• **Source excerpt**
** Start **

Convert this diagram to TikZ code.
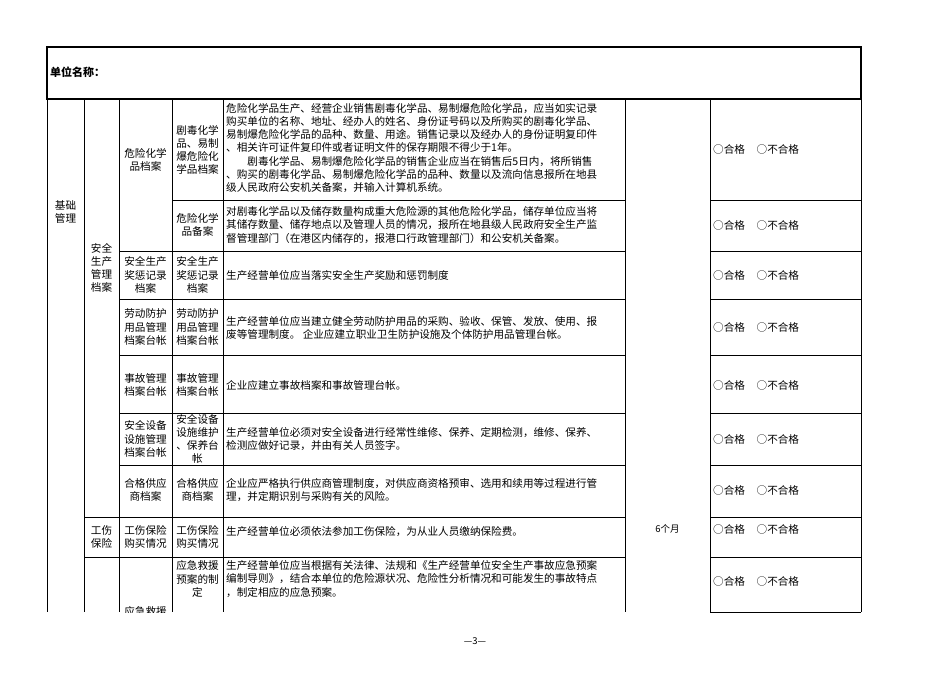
\documentclass[tikz,border=0pt]{standalone}
\usepackage{fontspec}
\setmainfont{Noto Sans CJK SC}
\begin{document}
\begin{tikzpicture}[x=1pt,y=-1pt,
  ln/.style={line width=0.8pt},
  tx/.style={font=\fontsize{10.6}{13.2}\selectfont,align=center,inner sep=0pt},
  ds/.style={font=\fontsize{10.6}{13.2}\selectfont,align=left,anchor=west,inner sep=0pt},
  ok/.style={font=\fontsize{10.6}{13}\selectfont,anchor=west,inner sep=0pt}]
\useasboundingbox (0,0) rectangle (950,672);
\fill[white] (0,0) rectangle (950,672);
\draw[line width=1.3pt] (47,47) rectangle (861,99);
\node[anchor=west,inner sep=0pt,font=\fontsize{11}{13}\selectfont\bfseries] (hdr) at (50,72) {单位名称：};
\foreach \x in {47,84,119,172,223,625,710,861}{\draw[ln] (\x,99) -- (\x,612);}
\draw[ln] (172,200) -- (625,200); \draw[ln] (710,200) -- (861,200);
\foreach \y in {251,299,355,413,465}{\draw[ln] (119,\y) -- (625,\y); \draw[ln] (710,\y) -- (861,\y);}
\foreach \y in {517,557}{\draw[ln] (84,\y) -- (625,\y); \draw[ln] (710,\y) -- (861,\y);}
\draw[ln] (710,612) -- (861,612);
\node[tx] (c1) at (65.5,212) {基础\\管理};
\node[tx] (c2) at (101.5,268) {安全\\生产\\管理\\档案};
\node[tx] (c2b) at (101.5,537) {工伤\\保险};
\node[tx] (a3) at (145.5,160) {危险化学\\品档案};
\node[tx] (a4) at (197.5,150) {剧毒化学\\品、易制\\爆危险化\\学品档案};
\node[ds] (a5) at (226,148) {危险化学品生产、经营企业销售剧毒化学品、易制爆危险化学品，应当如实记录\\购买单位的名称、地址、经办人的姓名、身份证号码以及所购买的剧毒化学品、\\易制爆危险化学品的品种、数量、用途。销售记录以及经办人的身份证明复印件\\、相关许可证件复印件或者证明文件的保存期限不得少于1年。\\\hspace{2em}剧毒化学品、易制爆危险化学品的销售企业应当在销售后5日内，将所销售\\、购买的剧毒化学品、易制爆危险化学品的品种、数量以及流向信息报所在地县\\级人民政府公安机关备案，并输入计算机系统。};
\node[tx] (b4) at (197.5,225) {危险化学\\品备案};
\node[ds] (b5) at (226,225) {对剧毒化学品以及储存数量构成重大危险源的其他危险化学品，储存单位应当将\\其储存数量、储存地点以及管理人员的情况，报所在地县级人民政府安全生产监\\督管理部门（在港区内储存的，报港口行政管理部门）和公安机关备案。};
\node[tx] (r2a) at (145.5,275) {安全生产\\奖惩记录\\档案};
\node[tx] (r2b) at (197.5,275) {安全生产\\奖惩记录\\档案};
\node[ds] (r2c) at (226,275) {生产经营单位应当落实安全生产奖励和惩罚制度};
\node[tx] (r3a) at (145.5,327) {劳动防护\\用品管理\\档案台帐};
\node[tx] (r3b) at (197.5,327) {劳动防护\\用品管理\\档案台帐};
\node[ds] (r3c) at (226,328) {生产经营单位应当建立健全劳动防护用品的采购、验收、保管、发放、使用、报\\废等管理制度。 企业应建立职业卫生防护设施及个体防护用品管理台帐。};
\node[tx] (r4a) at (145.5,385) {事故管理\\档案台帐};
\node[tx] (r4b) at (197.5,385) {事故管理\\档案台帐};
\node[ds] (r4c) at (226,385) {企业应建立事故档案和事故管理台帐。};
\node[tx] (r5a) at (145.5,439) {安全设备\\设施管理\\档案台帐};
\node[tx] (r5b) at (197.5,439) {安全设备\\设施维护\\、保养台\\帐};
\node[ds] (r5c) at (226,439) {生产经营单位必须对安全设备进行经常性维修、保养、定期检测，维修、保养、\\检测应做好记录，并由有关人员签字。};
\node[tx] (r6a) at (145.5,490) {合格供应\\商档案};
\node[tx] (r6b) at (197.5,490) {合格供应\\商档案};
\node[ds] (r6c) at (226,490) {企业应严格执行供应商管理制度，对供应商资格预审、选用和续用等过程进行管\\理，并定期识别与采购有关的风险。};
\node[tx] (r7a) at (145.5,537) {工伤保险\\购买情况};
\node[tx] (r7b) at (197.5,537) {工伤保险\\购买情况};
\node[ds] (r7c) at (226,532) {生产经营单位必须依法参加工伤保险，为从业人员缴纳保险费。};
\node[tx] (r8b) at (197.5,579) {应急救援\\预案的制\\定};
\node[ds] (r8c) at (226,579) {生产经营单位应当根据有关法律、法规和《生产经营单位安全生产事故应急预案\\编制导则》，结合本单位的危险源状况、危险性分析情况和可能发生的事故特点\\，制定相应的应急预案。};
\begin{scope}
\clip (119,557) rectangle (172,612);
\node[tx,anchor=north] (r8a) at (145.5,606) {应急救援};
\end{scope}
\node[font=\fontsize{9.5}{11}\selectfont,inner sep=0pt] (six) at (667.5,529) {6个月};
\foreach \y/\n in {149/o1,225/o2,275/o3,327/o4,385/o5,439/o6,490/o7,529/o8,581/o9}
  \node[ok] (\n) at (713,\y) {○合格\hspace{1.1em}○不合格};
\node[font=\fontsize{9.5}{11}\selectfont,inner sep=0pt] (pg) at (475,641) {—3—};
\end{tikzpicture}
\end{document}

** End **

• **Stated goal**
The listing above needs to be output again exactly. Don't include the pictures.

• **Response to the task**
Convert this diagram to TikZ code.
\documentclass[tikz,border=0pt]{standalone}
\usepackage{fontspec}
\setmainfont{Noto Sans CJK SC}
\begin{document}
\begin{tikzpicture}[x=1pt,y=-1pt,
  ln/.style={line width=0.8pt},
  tx/.style={font=\fontsize{10.6}{13.2}\selectfont,align=center,inner sep=0pt},
  ds/.style={font=\fontsize{10.6}{13.2}\selectfont,align=left,anchor=west,inner sep=0pt},
  ok/.style={font=\fontsize{10.6}{13}\selectfont,anchor=west,inner sep=0pt}]
\useasboundingbox (0,0) rectangle (950,672);
\fill[white] (0,0) rectangle (950,672);
\draw[line width=1.3pt] (47,47) rectangle (861,99);
\node[anchor=west,inner sep=0pt,font=\fontsize{11}{13}\selectfont\bfseries] (hdr) at (50,72) {单位名称：};
\foreach \x in {47,84,119,172,223,625,710,861}{\draw[ln] (\x,99) -- (\x,612);}
\draw[ln] (172,200) -- (625,200); \draw[ln] (710,200) -- (861,200);
\foreach \y in {251,299,355,413,465}{\draw[ln] (119,\y) -- (625,\y); \draw[ln] (710,\y) -- (861,\y);}
\foreach \y in {517,557}{\draw[ln] (84,\y) -- (625,\y); \draw[ln] (710,\y) -- (861,\y);}
\draw[ln] (710,612) -- (861,612);
\node[tx] (c1) at (65.5,212) {基础\\管理};
\node[tx] (c2) at (101.5,268) {安全\\生产\\管理\\档案};
\node[tx] (c2b) at (101.5,537) {工伤\\保险};
\node[tx] (a3) at (145.5,160) {危险化学\\品档案};
\node[tx] (a4) at (197.5,150) {剧毒化学\\品、易制\\爆危险化\\学品档案};
\node[ds] (a5) at (226,148) {危险化学品生产、经营企业销售剧毒化学品、易制爆危险化学品，应当如实记录\\购买单位的名称、地址、经办人的姓名、身份证号码以及所购买的剧毒化学品、\\易制爆危险化学品的品种、数量、用途。销售记录以及经办人的身份证明复印件\\、相关许可证件复印件或者证明文件的保存期限不得少于1年。\\\hspace{2em}剧毒化学品、易制爆危险化学品的销售企业应当在销售后5日内，将所销售\\、购买的剧毒化学品、易制爆危险化学品的品种、数量以及流向信息报所在地县\\级人民政府公安机关备案，并输入计算机系统。};
\node[tx] (b4) at (197.5,225) {危险化学\\品备案};
\node[ds] (b5) at (226,225) {对剧毒化学品以及储存数量构成重大危险源的其他危险化学品，储存单位应当将\\其储存数量、储存地点以及管理人员的情况，报所在地县级人民政府安全生产监\\督管理部门（在港区内储存的，报港口行政管理部门）和公安机关备案。};
\node[tx] (r2a) at (145.5,275) {安全生产\\奖惩记录\\档案};
\node[tx] (r2b) at (197.5,275) {安全生产\\奖惩记录\\档案};
\node[ds] (r2c) at (226,275) {生产经营单位应当落实安全生产奖励和惩罚制度};
\node[tx] (r3a) at (145.5,327) {劳动防护\\用品管理\\档案台帐};
\node[tx] (r3b) at (197.5,327) {劳动防护\\用品管理\\档案台帐};
\node[ds] (r3c) at (226,328) {生产经营单位应当建立健全劳动防护用品的采购、验收、保管、发放、使用、报\\废等管理制度。 企业应建立职业卫生防护设施及个体防护用品管理台帐。};
\node[tx] (r4a) at (145.5,385) {事故管理\\档案台帐};
\node[tx] (r4b) at (197.5,385) {事故管理\\档案台帐};
\node[ds] (r4c) at (226,385) {企业应建立事故档案和事故管理台帐。};
\node[tx] (r5a) at (145.5,439) {安全设备\\设施管理\\档案台帐};
\node[tx] (r5b) at (197.5,439) {安全设备\\设施维护\\、保养台\\帐};
\node[ds] (r5c) at (226,439) {生产经营单位必须对安全设备进行经常性维修、保养、定期检测，维修、保养、\\检测应做好记录，并由有关人员签字。};
\node[tx] (r6a) at (145.5,490) {合格供应\\商档案};
\node[tx] (r6b) at (197.5,490) {合格供应\\商档案};
\node[ds] (r6c) at (226,490) {企业应严格执行供应商管理制度，对供应商资格预审、选用和续用等过程进行管\\理，并定期识别与采购有关的风险。};
\node[tx] (r7a) at (145.5,537) {工伤保险\\购买情况};
\node[tx] (r7b) at (197.5,537) {工伤保险\\购买情况};
\node[ds] (r7c) at (226,532) {生产经营单位必须依法参加工伤保险，为从业人员缴纳保险费。};
\node[tx] (r8b) at (197.5,579) {应急救援\\预案的制\\定};
\node[ds] (r8c) at (226,579) {生产经营单位应当根据有关法律、法规和《生产经营单位安全生产事故应急预案\\编制导则》，结合本单位的危险源状况、危险性分析情况和可能发生的事故特点\\，制定相应的应急预案。};
\begin{scope}
\clip (119,557) rectangle (172,612);
\node[tx,anchor=north] (r8a) at (145.5,606) {应急救援};
\end{scope}
\node[font=\fontsize{9.5}{11}\selectfont,inner sep=0pt] (six) at (667.5,529) {6个月};
\foreach \y/\n in {149/o1,225/o2,275/o3,327/o4,385/o5,439/o6,490/o7,529/o8,581/o9}
  \node[ok] (\n) at (713,\y) {○合格\hspace{1.1em}○不合格};
\node[font=\fontsize{9.5}{11}\selectfont,inner sep=0pt] (pg) at (475,641) {—3—};
\end{tikzpicture}
\end{document}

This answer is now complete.